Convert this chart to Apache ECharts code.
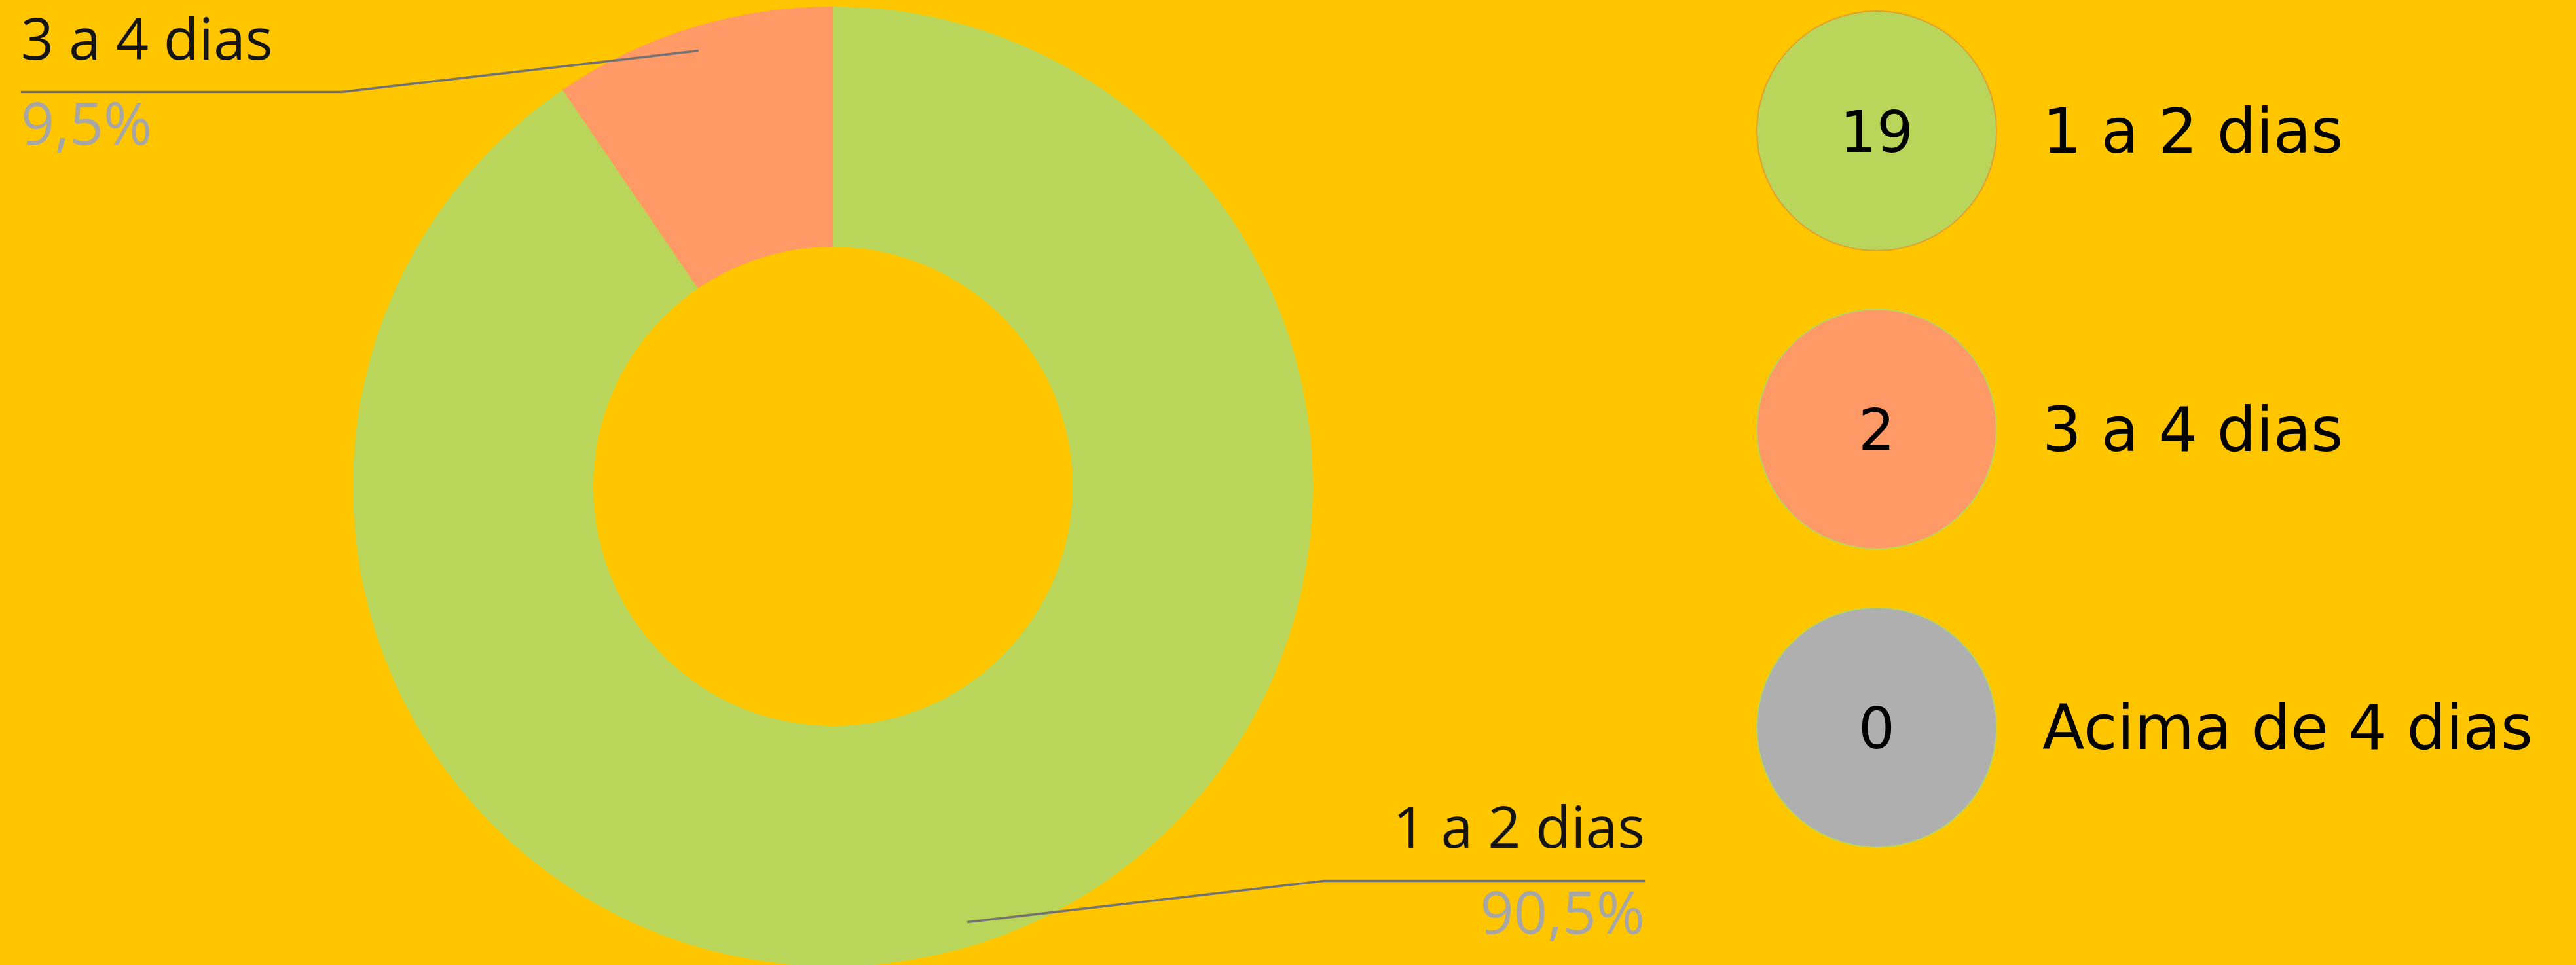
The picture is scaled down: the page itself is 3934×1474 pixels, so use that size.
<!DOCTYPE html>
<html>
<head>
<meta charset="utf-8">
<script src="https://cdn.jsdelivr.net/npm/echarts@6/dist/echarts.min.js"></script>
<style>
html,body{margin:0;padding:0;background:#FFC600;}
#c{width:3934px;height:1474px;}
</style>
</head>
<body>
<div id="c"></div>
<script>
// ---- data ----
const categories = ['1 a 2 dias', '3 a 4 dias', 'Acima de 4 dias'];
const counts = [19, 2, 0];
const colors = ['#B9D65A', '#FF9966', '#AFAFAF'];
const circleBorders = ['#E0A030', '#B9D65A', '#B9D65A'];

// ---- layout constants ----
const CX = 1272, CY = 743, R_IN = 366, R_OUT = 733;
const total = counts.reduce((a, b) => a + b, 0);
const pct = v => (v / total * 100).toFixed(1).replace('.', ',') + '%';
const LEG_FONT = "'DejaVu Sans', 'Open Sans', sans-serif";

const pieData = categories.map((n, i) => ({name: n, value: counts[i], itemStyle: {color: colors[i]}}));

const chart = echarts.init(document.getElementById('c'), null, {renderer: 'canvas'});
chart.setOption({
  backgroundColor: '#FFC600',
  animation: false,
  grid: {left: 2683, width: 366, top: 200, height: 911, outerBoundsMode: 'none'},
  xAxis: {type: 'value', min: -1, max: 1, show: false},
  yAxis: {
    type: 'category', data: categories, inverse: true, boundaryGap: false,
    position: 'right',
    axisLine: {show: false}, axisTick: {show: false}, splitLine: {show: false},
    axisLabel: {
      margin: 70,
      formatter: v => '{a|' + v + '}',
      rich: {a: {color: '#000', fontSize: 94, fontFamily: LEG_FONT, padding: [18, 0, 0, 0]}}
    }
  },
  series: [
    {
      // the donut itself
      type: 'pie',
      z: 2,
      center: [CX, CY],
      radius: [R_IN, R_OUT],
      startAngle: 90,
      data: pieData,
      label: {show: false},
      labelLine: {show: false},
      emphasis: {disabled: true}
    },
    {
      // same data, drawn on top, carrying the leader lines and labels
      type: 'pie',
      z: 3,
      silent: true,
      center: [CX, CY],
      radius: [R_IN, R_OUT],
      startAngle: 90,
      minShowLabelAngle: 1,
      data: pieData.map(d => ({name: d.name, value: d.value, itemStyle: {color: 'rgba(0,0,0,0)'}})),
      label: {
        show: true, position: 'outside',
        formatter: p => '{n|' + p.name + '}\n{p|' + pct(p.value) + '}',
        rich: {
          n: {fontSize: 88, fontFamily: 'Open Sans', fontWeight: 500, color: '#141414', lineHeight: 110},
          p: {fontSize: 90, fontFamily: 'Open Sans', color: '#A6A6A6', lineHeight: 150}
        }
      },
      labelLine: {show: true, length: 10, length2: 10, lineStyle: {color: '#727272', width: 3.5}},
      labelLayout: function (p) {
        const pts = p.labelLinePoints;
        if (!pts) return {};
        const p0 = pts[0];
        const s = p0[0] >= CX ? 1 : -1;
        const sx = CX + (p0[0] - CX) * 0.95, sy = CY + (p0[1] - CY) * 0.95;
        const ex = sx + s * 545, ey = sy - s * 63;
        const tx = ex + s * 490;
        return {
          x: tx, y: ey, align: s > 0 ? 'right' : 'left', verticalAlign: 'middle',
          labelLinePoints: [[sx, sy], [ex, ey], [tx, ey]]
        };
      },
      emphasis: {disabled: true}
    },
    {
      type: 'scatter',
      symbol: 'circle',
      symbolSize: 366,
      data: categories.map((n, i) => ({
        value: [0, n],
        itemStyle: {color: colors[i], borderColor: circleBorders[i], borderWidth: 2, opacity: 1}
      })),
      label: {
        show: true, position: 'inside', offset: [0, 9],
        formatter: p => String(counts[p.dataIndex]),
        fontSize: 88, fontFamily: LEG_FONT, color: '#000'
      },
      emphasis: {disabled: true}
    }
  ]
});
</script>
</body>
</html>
• • • • • • •
* Task to complete *
Set down again, exactly, the lines of the material above from its first line to the one with "const circleBorders = ['#E0A030', '#B9D65A', '#B9D65A'];", inclusive. Leave the pictures out.

* Complete answer *
Convert this chart to Apache ECharts code.
The picture is scaled down: the page itself is 3934×1474 pixels, so use that size.
<!DOCTYPE html>
<html>
<head>
<meta charset="utf-8">
<script src="https://cdn.jsdelivr.net/npm/echarts@6/dist/echarts.min.js"></script>
<style>
html,body{margin:0;padding:0;background:#FFC600;}
#c{width:3934px;height:1474px;}
</style>
</head>
<body>
<div id="c"></div>
<script>
// ---- data ----
const categories = ['1 a 2 dias', '3 a 4 dias', 'Acima de 4 dias'];
const counts = [19, 2, 0];
const colors = ['#B9D65A', '#FF9966', '#AFAFAF'];
const circleBorders = ['#E0A030', '#B9D65A', '#B9D65A'];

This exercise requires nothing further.